-- Dataset excerpt start --

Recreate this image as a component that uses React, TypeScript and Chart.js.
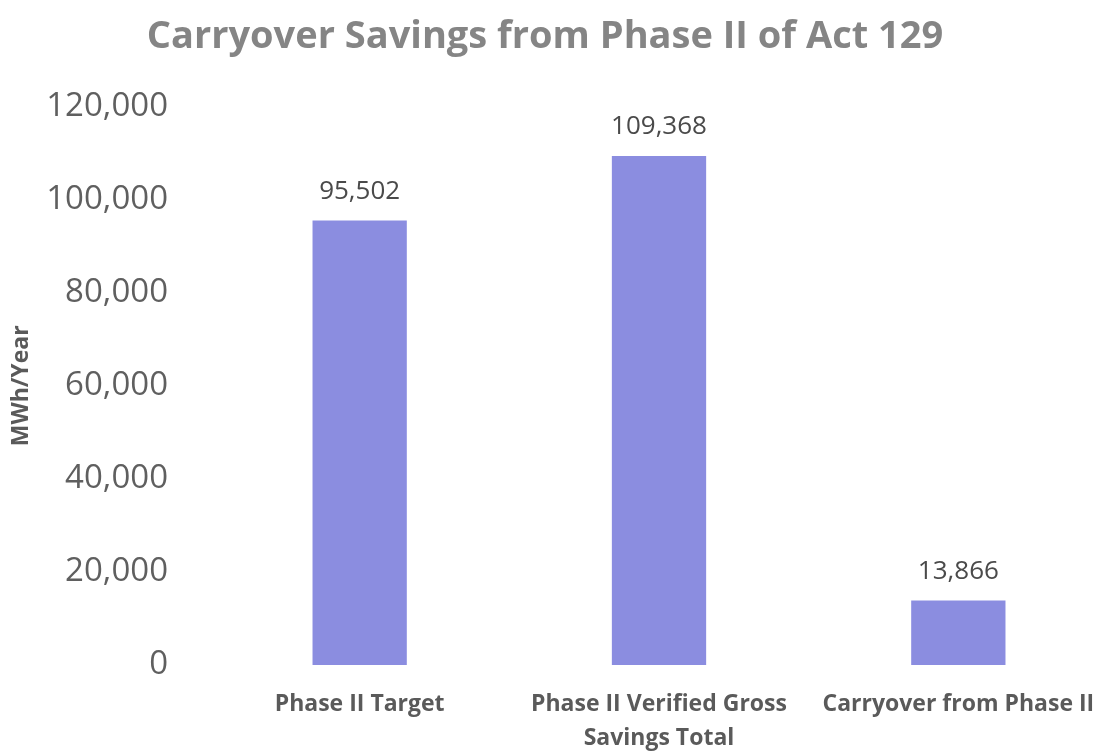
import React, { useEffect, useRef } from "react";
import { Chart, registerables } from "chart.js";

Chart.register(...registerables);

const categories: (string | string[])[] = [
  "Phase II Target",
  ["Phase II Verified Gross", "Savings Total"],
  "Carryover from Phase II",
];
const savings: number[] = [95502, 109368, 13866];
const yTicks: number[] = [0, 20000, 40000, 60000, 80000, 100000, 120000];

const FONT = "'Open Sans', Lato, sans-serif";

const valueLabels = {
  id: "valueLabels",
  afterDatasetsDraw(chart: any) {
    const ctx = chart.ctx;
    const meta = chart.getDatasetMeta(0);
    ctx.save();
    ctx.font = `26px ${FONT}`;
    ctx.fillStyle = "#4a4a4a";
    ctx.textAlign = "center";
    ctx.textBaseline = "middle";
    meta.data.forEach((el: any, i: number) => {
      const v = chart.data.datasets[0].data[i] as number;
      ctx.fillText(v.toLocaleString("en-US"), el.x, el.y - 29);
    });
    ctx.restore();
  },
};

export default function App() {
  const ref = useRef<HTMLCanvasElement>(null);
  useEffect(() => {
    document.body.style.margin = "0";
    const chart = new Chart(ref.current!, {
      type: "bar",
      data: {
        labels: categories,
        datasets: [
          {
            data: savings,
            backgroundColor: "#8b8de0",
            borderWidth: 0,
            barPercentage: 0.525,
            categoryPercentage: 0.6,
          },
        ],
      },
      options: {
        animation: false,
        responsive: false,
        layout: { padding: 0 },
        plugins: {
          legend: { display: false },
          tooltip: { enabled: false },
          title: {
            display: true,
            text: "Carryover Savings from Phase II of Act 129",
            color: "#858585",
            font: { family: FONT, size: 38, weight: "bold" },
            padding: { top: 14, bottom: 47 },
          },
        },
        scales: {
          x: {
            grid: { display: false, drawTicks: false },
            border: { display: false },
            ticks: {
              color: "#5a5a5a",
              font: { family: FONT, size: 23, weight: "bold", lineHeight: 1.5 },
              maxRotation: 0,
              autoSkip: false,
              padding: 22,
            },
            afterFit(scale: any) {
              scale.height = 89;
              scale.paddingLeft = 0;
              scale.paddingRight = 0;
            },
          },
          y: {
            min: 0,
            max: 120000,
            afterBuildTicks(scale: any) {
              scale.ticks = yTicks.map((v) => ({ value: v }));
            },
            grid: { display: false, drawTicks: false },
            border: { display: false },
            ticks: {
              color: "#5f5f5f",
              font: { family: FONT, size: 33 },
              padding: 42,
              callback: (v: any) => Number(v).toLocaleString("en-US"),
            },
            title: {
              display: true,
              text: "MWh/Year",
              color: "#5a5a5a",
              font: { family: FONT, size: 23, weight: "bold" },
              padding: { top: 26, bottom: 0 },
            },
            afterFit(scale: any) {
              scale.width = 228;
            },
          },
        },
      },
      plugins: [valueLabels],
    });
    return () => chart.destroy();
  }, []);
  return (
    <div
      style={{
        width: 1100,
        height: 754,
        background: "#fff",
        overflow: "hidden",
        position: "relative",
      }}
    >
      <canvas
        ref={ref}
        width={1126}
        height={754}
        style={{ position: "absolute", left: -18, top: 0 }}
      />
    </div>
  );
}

-- Dataset excerpt end --

*Task description*
Please extract exactly the lines of the data, from the first through the line containing "Chart.register(...registerables);", and add no pictures to the copy.

*Solution*
Recreate this image as a component that uses React, TypeScript and Chart.js.
import React, { useEffect, useRef } from "react";
import { Chart, registerables } from "chart.js";

Chart.register(...registerables);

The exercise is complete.